Anyway you may have heard that Kitano’s movies are violent. One of his trademarks is to lull you with a slowly flowing narrative and then suddenly kick you in the metaphoric nuts with a burst of quick, brutal violence. Out of the blue somebody is just getting their ass beat, or worse. (In Boiling Point, Takeshi just starts assfucking a guy all the sudden. But that’s a different movie, it doesn’t happen in this one.)
There’s alot of that violence in Brother but there’s alot of his comedy too, which is why this works so well for americans. He’s like one of them silent comedians. Most of his jokes are not in what he says, but in the dumb look on his face after he does something. And there are some real funny physical type scenes that don’t take words at all. Like the scene where his henchmen play football on the beach. There’s no way I could explain how funny it is, you just have to see it. Takeshi edits his movies, and that is very important. His stye
is all in the timing. He knows exactly how long something needs to be shown. Sometimes it’s just for a second. Usually, it’s for a long, long time.
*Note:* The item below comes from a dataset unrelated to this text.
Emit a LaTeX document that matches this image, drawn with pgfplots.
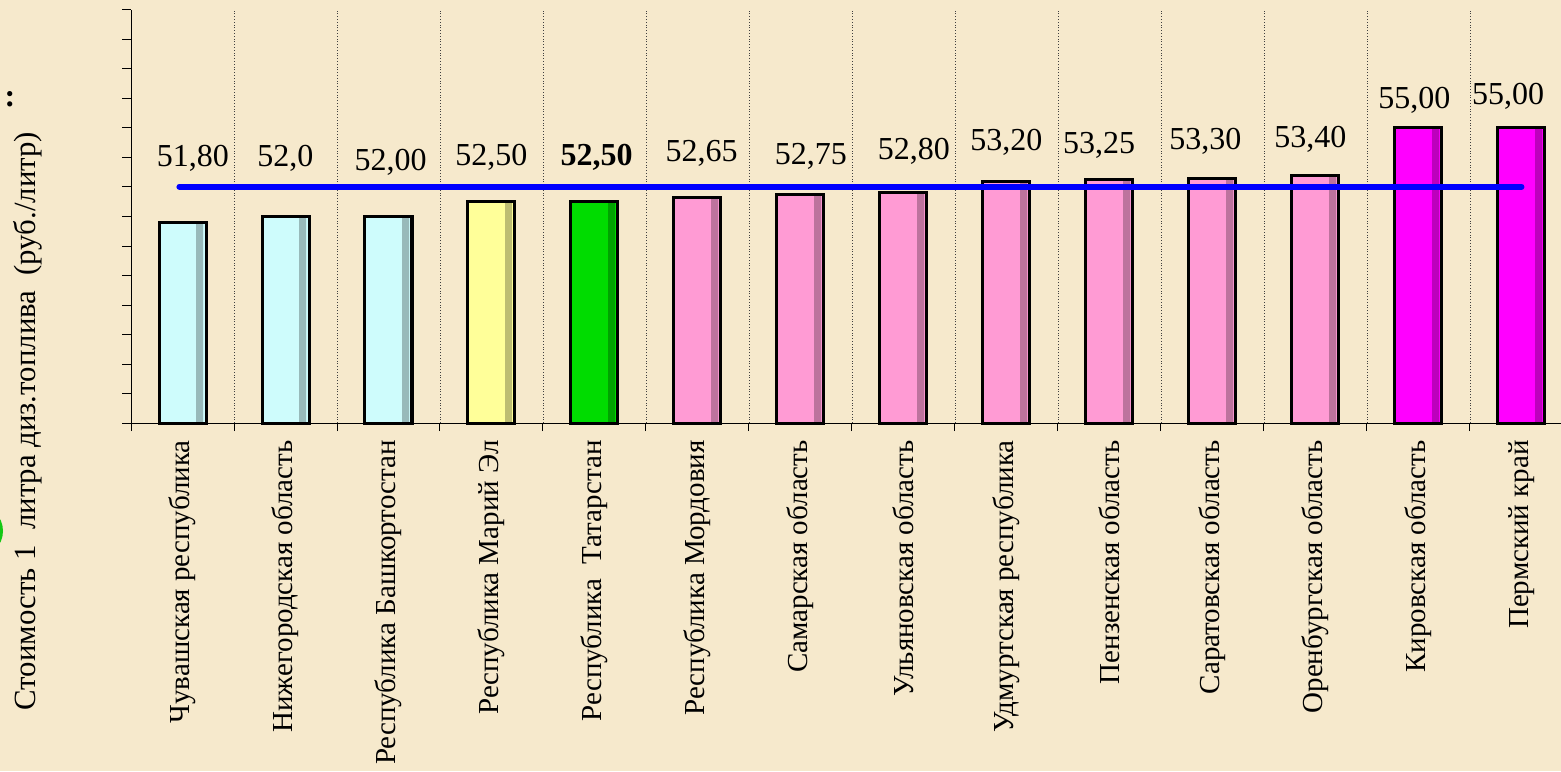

Brother is the best movie I’ve seen in a while. Now okay, that’s not saying much because the last movies I saw were Jurassic Park part 3 and Final Fantasy. I got one question about Final Fantasy: what in fuck’s name is it about? I missed the part where they explained that, ’cause I was so distracted by Steve Buscemi’s voice coming out of Jason Priestley’s character.
Oh yeah, but about Brother though. Unlike his supporting role in Johnny Mnemonic, I think Brother will help build a bigger american audience for our great Badass Laureate Mr. Takeshi Kitano. You get a strong taste of his humor, his poetic cinematism, his admiration and revulsion at the fanatic/sadistic/masochistic yakuza ethic. Omar Epps is real good too – funny and vulnerable. this is not a buddy movie. Even if you’ve seen all of Kitanos other movies, you’ve never seen anything quite like this. I hope you like it.
If not, well, fuck you then. I still love you but fer crying out loud, agree with me for once why don’t you.